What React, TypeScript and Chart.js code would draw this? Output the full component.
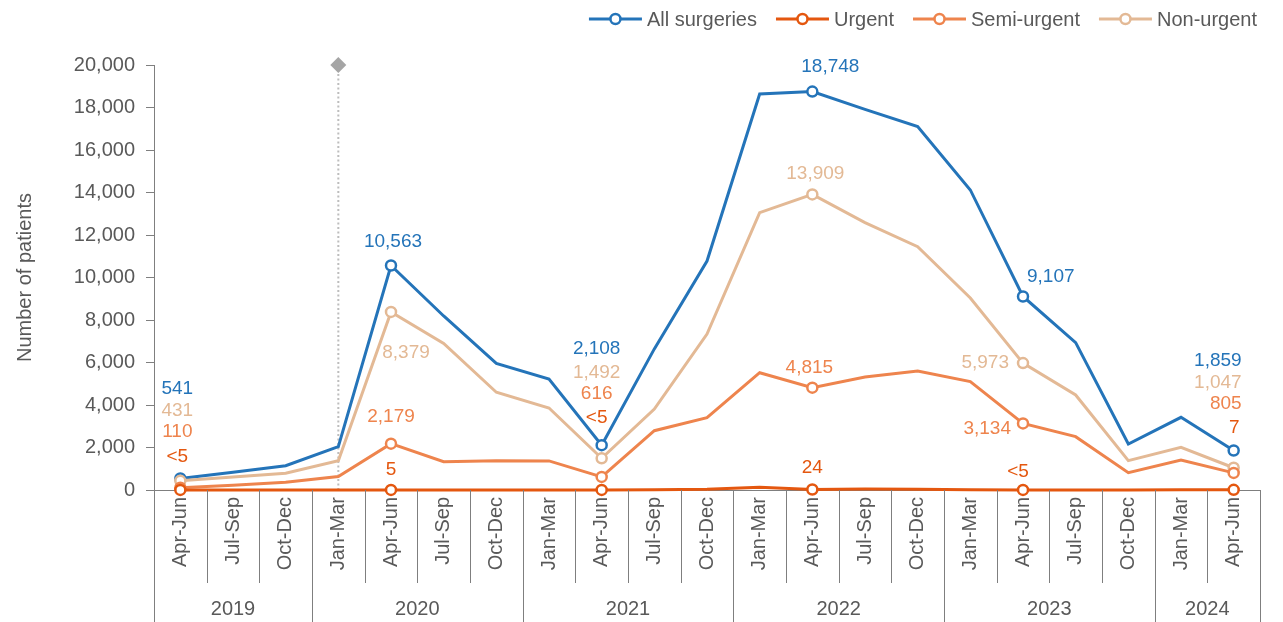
import React, { useEffect, useRef } from "react";
import { Chart, registerables } from "chart.js";

Chart.register(...registerables);

const categories = [
  "Apr-Jun", "Jul-Sep", "Oct-Dec",
  "Jan-Mar", "Apr-Jun", "Jul-Sep", "Oct-Dec",
  "Jan-Mar", "Apr-Jun", "Jul-Sep", "Oct-Dec",
  "Jan-Mar", "Apr-Jun", "Jul-Sep", "Oct-Dec",
  "Jan-Mar", "Apr-Jun", "Jul-Sep", "Oct-Dec",
  "Jan-Mar", "Apr-Jun",
];
const years = ["2019", "2020", "2021", "2022", "2023", "2024"];
const yearCounts = [3, 4, 4, 4, 4, 2];

const allSurgeries = [541, 840, 1144, 2040, 10563, 8190, 5960, 5220, 2108, 6640, 10776, 18635, 18748, 17915, 17100, 14120, 9107, 6933, 2165, 3420, 1859];
const urgent = [3, 4, 4, 4, 5, 4, 4, 4, 3, 15, 30, 125, 24, 45, 35, 10, 3, 5, 5, 6, 7];
const semiUrgent = [110, 220, 360, 630, 2179, 1330, 1380, 1370, 616, 2790, 3400, 5520, 4815, 5320, 5600, 5100, 3134, 2510, 815, 1410, 805];
const nonUrgent = [431, 610, 785, 1380, 8379, 6900, 4600, 3860, 1492, 3810, 7340, 13050, 13909, 12580, 11450, 9035, 5973, 4470, 1380, 2010, 1047];

const markerIndices = [0, 4, 8, 12, 16, 20];
const allLabels = ["541", "10,563", "2,108", "18,748", "9,107", "1,859"];
const urgentLabels = ["<5", "5", "<5", "24", "<5", "7"];
const semiLabels = ["110", "2,179", "616", "4,815", "3,134", "805"];
const nonLabels = ["431", "8,379", "1,492", "13,909", "5,973", "1,047"];

const yMin = 0;
const yMax = 20000;
const yStep = 2000;
const eventIndex = 3;
const yTitle = "Number of patients";

// styling
const FONT = "'Liberation Sans', Arial, sans-serif";
const TEXT = "#595959";
const AXIS = "#7f7f7f";
const C_ALL = "#2474b9";
const C_URG = "#e4570f";
const C_SEMI = "#ee844d";
const C_NON = "#e3b995";

// label offsets [dx, dy, align] per marker index
const offAll: [number, number, CanvasTextAlign][] = [[-3, -90], [2, -24], [-5, -96], [18, -25], [4, -20], [8, -90]].map((o, i) => [o[0], o[1], i === 4 ? "left" : i === 5 ? "right" : "center"] as any);
const offNon: [number, number, CanvasTextAlign][] = [[-3, -70], [15, 41], [-5, -86], [3, -21], [-14, 0], [8, -85]].map((o, i) => [o[0], o[1], i === 4 ? "right" : i === 5 ? "right" : "center"] as any);
const offSemi: [number, number, CanvasTextAlign][] = [[-3, -56], [0, -27], [-5, -83], [-3, -20], [-12, 5], [8, -69]].map((o, i) => [o[0], o[1], i === 4 ? "right" : i === 5 ? "right" : "center"] as any);
const offUrg: [number, number, CanvasTextAlign][] = [[-3, -33], [0, -20], [-5, -72], [0, -22], [-5, -18], [6, -62]].map((o, i) => [o[0], o[1], i === 5 ? "right" : "center"] as any);

const seriesDefs = [
  { label: "All surgeries", data: allSurgeries, color: C_ALL, labels: allLabels, offs: offAll, order: 4 },
  { label: "Urgent", data: urgent, color: C_URG, labels: urgentLabels, offs: offUrg, order: 1 },
  { label: "Semi-urgent", data: semiUrgent, color: C_SEMI, labels: semiLabels, offs: offSemi, order: 2 },
  { label: "Non-urgent", data: nonUrgent, color: C_NON, labels: nonLabels, offs: offNon, order: 3 },
];

const decorPlugin = {
  id: "decor",
  beforeDatasetsDraw(chart: any) {
    const { ctx } = chart;
    const xs = chart.scales.x;
    const ys = chart.scales.y;
    const x = xs.getPixelForValue(eventIndex);
    const yTop = ys.getPixelForValue(yMax);
    ctx.save();
    ctx.strokeStyle = "#bdbdbd";
    ctx.lineWidth = 2;
    ctx.setLineDash([2, 2.5]);
    ctx.beginPath();
    ctx.moveTo(x, yTop);
    ctx.lineTo(x, chart.chartArea.bottom);
    ctx.stroke();
    ctx.setLineDash([]);
    ctx.fillStyle = "#a5a5a5";
    const s = 8;
    ctx.beginPath();
    ctx.moveTo(x, yTop - s);
    ctx.lineTo(x + s, yTop);
    ctx.lineTo(x, yTop + s);
    ctx.lineTo(x - s, yTop);
    ctx.closePath();
    ctx.fill();
    ctx.restore();
  },
  afterDraw(chart: any) {
    const { ctx, chartArea: ca } = chart;
    const xs = chart.scales.x;
    const n = categories.length;
    const boundary = (i: number) => {
      if (i <= 0) return ca.left;
      if (i >= n) return ca.right;
      return (xs.getPixelForValue(i - 1) + xs.getPixelForValue(i)) / 2;
    };
    const yearStarts: number[] = [0];
    yearCounts.forEach((c) => yearStarts.push(yearStarts[yearStarts.length - 1] + c));
    ctx.save();
    ctx.strokeStyle = AXIS;
    ctx.lineWidth = 1;
    for (let i = 0; i <= n; i++) {
      const bx = Math.round(boundary(i)) + 0.5;
      const isYear = yearStarts.includes(i);
      ctx.beginPath();
      ctx.moveTo(bx, ca.bottom);
      ctx.lineTo(bx, isYear ? chart.height : ca.bottom + 93);
      ctx.stroke();
    }
    // year labels
    ctx.fillStyle = TEXT;
    ctx.font = `20px ${FONT}`;
    ctx.textAlign = "center";
    ctx.textBaseline = "middle";
    years.forEach((y, k) => {
      const x0 = boundary(yearStarts[k]);
      const x1 = boundary(yearStarts[k + 1]);
      ctx.fillText(y, (x0 + x1) / 2, 609);
    });

    // data labels
    const ys = chart.scales.y;
    ctx.font = `19px ${FONT}`;
    seriesDefs.forEach((s) => {
      ctx.fillStyle = s.color;
      markerIndices.forEach((idx, j) => {
        const px = xs.getPixelForValue(idx);
        const py = ys.getPixelForValue(s.data[idx]);
        const [dx, dy, al] = s.offs[j];
        ctx.textAlign = al;
        ctx.fillText(s.labels[j], px + dx, py + dy);
      });
    });

    // legend
    ctx.font = `20px ${FONT}`;
    ctx.textBaseline = "middle";
    ctx.textAlign = "left";
    const lineLen = 53;
    const gapText = 5;
    const gapItem = 19;
    const widths = seriesDefs.map((s) => lineLen + gapText + ctx.measureText(s.label).width);
    const total = widths.reduce((a, b) => a + b, 0) + gapItem * (widths.length - 1);
    let lx = 1257 - total;
    const ly = 19;
    seriesDefs.forEach((s, i) => {
      ctx.strokeStyle = s.color;
      ctx.lineWidth = 3;
      ctx.beginPath();
      ctx.moveTo(lx, ly);
      ctx.lineTo(lx + lineLen, ly);
      ctx.stroke();
      ctx.beginPath();
      ctx.arc(lx + lineLen / 2, ly, 5, 0, Math.PI * 2);
      ctx.fillStyle = "#ffffff";
      ctx.fill();
      ctx.lineWidth = 2.5;
      ctx.stroke();
      ctx.fillStyle = TEXT;
      ctx.fillText(s.label, lx + lineLen + gapText, ly + 1);
      lx += widths[i] + gapItem;
    });
    ctx.restore();
  },
};

export default function App() {
  const canvasRef = useRef<HTMLCanvasElement | null>(null);

  useEffect(() => {
    document.body.style.margin = "0";
    const canvas = canvasRef.current;
    if (!canvas) return;
    const chart = new Chart(canvas, {
      type: "line",
      data: {
        labels: categories,
        datasets: seriesDefs.map((s) => ({
          label: s.label,
          data: s.data,
          borderColor: s.color,
          backgroundColor: "#ffffff",
          borderWidth: 3,
          pointRadius: (c: any) => (markerIndices.includes(c.dataIndex) ? 5 : 0),
          pointBorderWidth: 2.5,
          pointBackgroundColor: "#ffffff",
          pointBorderColor: s.color,
          tension: 0,
          clip: false as any,
          order: s.order,
        })),
      },
      options: {
        animation: false,
        responsive: true,
        maintainAspectRatio: false,
        layout: { padding: { top: 65, right: 23, bottom: 0, left: 0 } },
        plugins: {
          legend: { display: false },
          tooltip: { enabled: false },
        },
        scales: {
          x: {
            offset: true,
            grid: { display: false, drawTicks: false },
            border: { display: true, color: AXIS, width: 1 },
            ticks: {
              autoSkip: false,
              minRotation: 90,
              maxRotation: 90,
              padding: 7,
              color: TEXT,
              font: { family: FONT, size: 20 },
            },
            afterFit: (scale: any) => {
              scale.height = 132;
            },
          },
          y: {
            min: yMin,
            max: yMax,
            ticks: {
              stepSize: yStep,
              padding: 11,
              color: TEXT,
              font: { family: FONT, size: 20 },
              callback: (v: any) => Number(v).toLocaleString("en-US"),
            },
            grid: {
              display: true,
              drawOnChartArea: false,
              drawTicks: true,
              tickLength: 8,
              color: AXIS,
            },
            border: { display: true, color: AXIS, width: 1 },
            title: {
              display: true,
              text: yTitle,
              color: TEXT,
              font: { family: FONT, size: 20 },
              padding: { top: 13, bottom: 0 },
            },
            afterFit: (scale: any) => {
              scale.width = 154;
            },
          },
        },
      },
      plugins: [decorPlugin],
    });
    return () => chart.destroy();
  }, []);

  return (
    <div style={{ position: "relative", width: 1283, height: 622 }}>
      <canvas ref={canvasRef} />
    </div>
  );
}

__________________________________________________

### DO THIS
List the lines of the material in which the word "React" occurs.

### SOLUTION FOR THIS PROBLEM
What React, TypeScript and Chart.js code would draw this? Output the full component.
import React, { useEffect, useRef } from "react";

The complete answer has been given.